Millie Bobby Brown spent the June 11 episode of the Not Gonna Lie podcast answering a question she said she has seen a thousand times online: why wasn’t her husband helping with the bags and stroller?
“Hi, I’m Millie Bobby Brown, and I’m not gonna lie, when did women become incapable of holding their own bags, car seats and stuff?” she said, then added plainly, “I can also do it on my own.” The 22‑year‑old used the interview to push back against criticism prompted by paparazzi photos that showed her carrying luggage and pushing a stroller without visible help from Jake Bongiovi.

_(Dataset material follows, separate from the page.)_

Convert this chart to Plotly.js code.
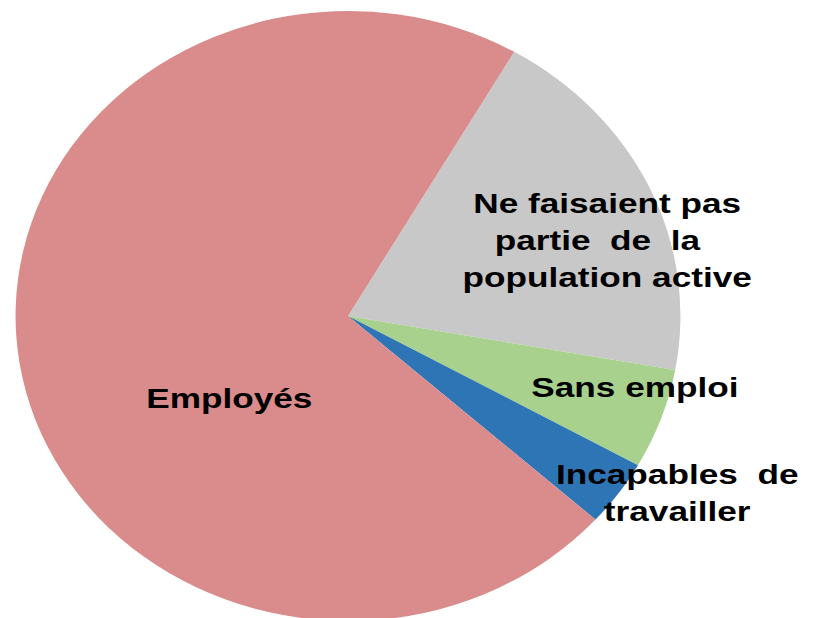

Brown said the images were exactly what they looked like to observers — her doing the carrying — but not what they suggested about her marriage. “People are like, ‘Your husband doesn’t hold a single thing.’ Because I’m three miles ahead. I have been planning this all night,” she said, describing the small, private choreography that preceded the snapshot everyone saw.
The episode supplied the details that social media had been missing and the tone Brown wanted to set. She called Bongiovi “the most polite, sweet, will‑do‑anything‑for‑me,” and said, plainly, “But he also knows I’m capable” and that he is “not broken.” She framed the incident as a byproduct of choice and planning rather than neglect or gendered failure.
The criticism Brown addressed is the friction point driving the story: some online commenters argued that Bongiovi should have stepped in to carry bags or push the stroller. Brown countered that unpacking an individual moment into a moral verdict about her marriage or parenthood misses the point — and the intent she and her husband bring to their roles. “We’re all about empowering girls and, ‘You got it’ and ‘You don’t need a man.’ But then when I’m like, ‘OK, I can carry my own things,’ people are like, ‘Where’s your husband?’”
Brown’s response also folded into a larger, personal narrative she has been sketching publicly for years: she confirmed her relationship with Bongiovi in 2021, the pair walked a red carpet together at the BAFTA Awards in London in March 2022, and they married in May 2024 in a ceremony officiated by Matthew Modine. Last summer the couple announced they had adopted a daughter and said they intended to keep her life private.
She reminded listeners that some of the pushback even targeted her age and new role as a parent. “For everybody who was like, ‘Oh my God, a 21‑year‑old mom. Oh my gosh, how could she?’ I’m having the most amazing time. My husband and I say this all the time; it’s like going from black and white to color,” she said, adding a light, private exclamation — “And then there were 3.”
Brown’s podcast appearance is the couple’s documented public reply to the specific backlash; there has been no separate statement from Bongiovi reported alongside her comments. By explaining the context — that she had planned who would carry what and that she was comfortable doing it herself — she aimed to strip the moment of the scandal others read into it.
The immediate consequence is straightforward: Brown has put a public floor under how the couple will answer this sort of scrutiny. She has framed the exchange as a debate about expectations rather than evidence of selfishness or failure. What remains unresolved is one small factual gap — what exactly prompted the paparazzi moment and where the family was headed — but on the larger question Brown closed the loop: this was a chosen, private parenting decision, and for now it stands as the couple’s public position.